TO BE DONE: Omit pictures and quote the listing below line by line, from its start through the line that holds "const suvSigLevels = [1.02, 1.52];".
* * * * *
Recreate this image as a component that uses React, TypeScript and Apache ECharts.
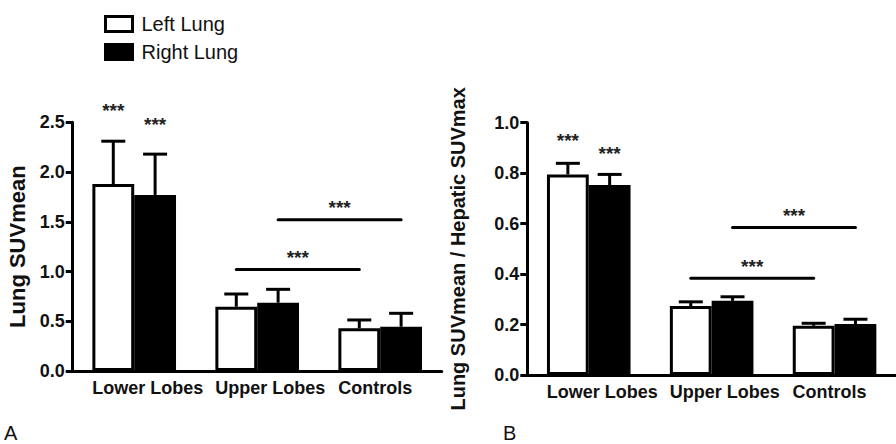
import React, { useEffect, useRef } from "react";
import * as echarts from "echarts";

// ---- data ----
const categories = ["Lower Lobes", "Upper Lobes", "Controls"];
const seriesNames = ["Left Lung", "Right Lung"];

// Panel A: Lung SUVmean
const suvLeftMean = [1.88, 0.646, 0.429];
const suvLeftSD = [0.43, 0.128, 0.084];
const suvRightMean = [1.77, 0.687, 0.445];
const suvRightSD = [0.41, 0.134, 0.135];
const suvStarLevels = [2.66, 2.52]; // "***" over lower lobes (left, right)
const suvSigLevels = [1.02, 1.52]; // bracket lines

// Panel B: Lung SUVmean / Hepatic SUVmax
const ratioLeftMean = [0.795, 0.273, 0.195];
const ratioLeftSD = [0.044, 0.017, 0.01];
const ratioRightMean = [0.753, 0.294, 0.202];
const ratioRightSD = [0.042, 0.016, 0.019];
const ratioStarLevels = [0.947, 0.895];
const ratioSigLevels = [0.383, 0.585];

// significance brackets: [fromCategory, fromSide, toCategory, toSide]
const sigPairs = [
  [1, -1, 2, -1],
  [1, 1, 2, 1],
];

const FONT = "'Liberation Sans', Arial, Helvetica, sans-serif";
const HALF = 0.17; // half of a bar width, as a share of the band

function errRender(params: any, api: any) {
  const cat = api.value(0);
  const mean = api.value(1);
  const sd = api.value(2);
  const side = api.value(3);
  const band = api.size([1, 0])[0];
  const p0 = api.coord([cat, mean]);
  const p1 = api.coord([cat, mean + sd]);
  const x = p0[0] + side * band * HALF;
  return {
    type: "group",
    children: [
      { type: "line", shape: { x1: x, y1: p0[1], x2: x, y2: p1[1] }, style: { stroke: "#000", lineWidth: 3 } },
      { type: "line", shape: { x1: x - 12, y1: p1[1], x2: x + 12, y2: p1[1] }, style: { stroke: "#000", lineWidth: 3 } },
    ],
  };
}

function starRender(params: any, api: any) {
  const cat = api.value(0);
  const level = api.value(1);
  const side = api.value(2);
  const band = api.size([1, 0])[0];
  const p = api.coord([cat, level]);
  return {
    type: "text",
    x: p[0] + side * band * HALF,
    y: p[1] + 4,
    style: { text: "***", fill: "#222", font: `bold 19px ${FONT}`, align: "center", verticalAlign: "middle" },
  };
}

function sigRender(params: any, api: any) {
  const band = api.size([1, 0])[0];
  const level = api.value(4);
  const a = api.coord([api.value(0), level]);
  const b = api.coord([api.value(2), level]);
  const xa = a[0] + api.value(1) * band * HALF;
  const xb = b[0] + api.value(3) * band * HALF;
  return {
    type: "group",
    children: [
      { type: "line", shape: { x1: xa, y1: a[1], x2: xb, y2: a[1] }, style: { stroke: "#000", lineWidth: 3, lineCap: "round" } },
      {
        type: "text",
        x: (xa + xb) / 2,
        y: a[1] - 16 + 4,
        style: { text: "***", fill: "#222", font: `bold 19px ${FONT}`, align: "center", verticalAlign: "middle" },
      },
    ],
  };
}

function panelSeries(
  idx: number,
  leftMean: number[],
  leftSD: number[],
  rightMean: number[],
  rightSD: number[],
  starLevels: number[],
  sigLevels: number[]
) {
  const errData: number[][] = [];
  categories.forEach((_, i) => {
    errData.push([i, leftMean[i], leftSD[i], -1]);
    errData.push([i, rightMean[i], rightSD[i], 1]);
  });
  return [
    {
      name: seriesNames[0],
      type: "bar",
      xAxisIndex: idx,
      yAxisIndex: idx,
      data: leftMean,
      barWidth: "34%",
      barGap: "0%",
      itemStyle: { color: "#fff", borderColor: "#000", borderWidth: 3 },
      z: 2,
    },
    {
      name: seriesNames[1],
      type: "bar",
      xAxisIndex: idx,
      yAxisIndex: idx,
      data: rightMean,
      barWidth: "34%",
      barGap: "0%",
      itemStyle: { color: "#000", borderColor: "#000", borderWidth: 3 },
      z: 2,
    },
    {
      type: "custom",
      xAxisIndex: idx,
      yAxisIndex: idx,
      renderItem: errRender,
      data: errData,
      encode: { x: 0, y: 1 },
      z: 3,
      silent: true,
    },
    {
      type: "custom",
      xAxisIndex: idx,
      yAxisIndex: idx,
      renderItem: starRender,
      data: [
        [0, starLevels[0], -1],
        [0, starLevels[1], 1],
      ],
      encode: { x: 0, y: 1 },
      clip: false,
      z: 3,
      silent: true,
    },
    {
      type: "custom",
      xAxisIndex: idx,
      yAxisIndex: idx,
      renderItem: sigRender,
      data: sigPairs.map((p, k) => [p[0], p[1], p[2], p[3], sigLevels[k]]),
      encode: { x: 0, y: 4 },
      clip: false,
      z: 3,
      silent: true,
    },
  ];
}

function xAxisFor(idx: number) {
  return {
    type: "category",
    gridIndex: idx,
    data: categories,
    axisLine: { lineStyle: { color: "#000", width: 3 } },
    axisTick: { show: false },
    axisLabel: {
      interval: 0,
      color: "#111",
      fontFamily: FONT,
      fontWeight: "bold",
      fontSize: 18,
      margin: 8,
      align: "left",
      padding: [0, 0, 0, -42],
    },
  };
}

function yAxisFor(idx: number, max: number, interval: number, name: string, nameGap: number, nameSize: number) {
  return {
    type: "value",
    gridIndex: idx,
    min: 0,
    max,
    interval,
    name,
    nameLocation: "middle",
    nameGap,
    nameTextStyle: { color: "#111", fontFamily: FONT, fontWeight: "bold", fontSize: nameSize },
    axisLine: { show: true, lineStyle: { color: "#000", width: 3 } },
    axisTick: { show: true, length: 7, lineStyle: { color: "#000", width: 3 } },
    splitLine: { show: false },
    axisLabel: {
      color: "#111",
      fontFamily: FONT,
      fontWeight: "bold",
      fontSize: 18,
      margin: 8,
      formatter: (v: number) => v.toFixed(1),
    },
  };
}

export default function App() {
  const ref = useRef<HTMLDivElement>(null);
  useEffect(() => {
    if (!ref.current) return;
    const chart = echarts.init(ref.current, undefined, { renderer: "svg" });
    chart.setOption({
      animation: false,
      backgroundColor: "#fff",
      legend: {
        orient: "vertical",
        left: 99,
        top: 9,
        itemWidth: 27,
        itemHeight: 15,
        itemGap: 8,
        selectedMode: false,
        textStyle: { color: "#111", fontFamily: FONT, fontSize: 20, padding: [0, 0, 0, 4] },
        data: [
          { name: seriesNames[0], icon: "rect", itemStyle: { color: "#fff", borderColor: "#000", borderWidth: 3 } },
          { name: seriesNames[1], icon: "rect", itemStyle: { color: "#000", borderColor: "#000", borderWidth: 3 } },
        ],
      },
      grid: [
        { left: 72.7, top: 122.3, width: 369, height: 248.7 },
        { left: 527.3, top: 122.7, width: 376.5, height: 252.3 },
      ],
      xAxis: [xAxisFor(0), xAxisFor(1)],
      yAxis: [
        yAxisFor(0, 2.5, 0.5, "Lung SUVmean", 44, 22),
        yAxisFor(1, 1.0, 0.2, "Lung SUVmean / Hepatic SUVmax", 59, 20),
      ],
      graphic: [
        { type: "text", left: 4, top: 423, style: { text: "A", fill: "#111", font: `20px ${FONT}` } },
        { type: "text", left: 503, top: 423, style: { text: "B", fill: "#111", font: `20px ${FONT}` } },
      ],
      series: [
        ...panelSeries(0, suvLeftMean, suvLeftSD, suvRightMean, suvRightSD, suvStarLevels, suvSigLevels),
        ...panelSeries(1, ratioLeftMean, ratioLeftSD, ratioRightMean, ratioRightSD, ratioStarLevels, ratioSigLevels),
      ],
    });
    return () => chart.dispose();
  }, []);
  return (
    <div
      ref={ref}
      style={{ position: "absolute", left: 0, top: 0, width: 896, height: 444, background: "#fff" }}
    />
  );
}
* * * * *
RESULT FOR THIS EXERCISE:
Recreate this image as a component that uses React, TypeScript and Apache ECharts.
import React, { useEffect, useRef } from "react";
import * as echarts from "echarts";

// ---- data ----
const categories = ["Lower Lobes", "Upper Lobes", "Controls"];
const seriesNames = ["Left Lung", "Right Lung"];

// Panel A: Lung SUVmean
const suvLeftMean = [1.88, 0.646, 0.429];
const suvLeftSD = [0.43, 0.128, 0.084];
const suvRightMean = [1.77, 0.687, 0.445];
const suvRightSD = [0.41, 0.134, 0.135];
const suvStarLevels = [2.66, 2.52]; // "***" over lower lobes (left, right)
const suvSigLevels = [1.02, 1.52]; // bracket lines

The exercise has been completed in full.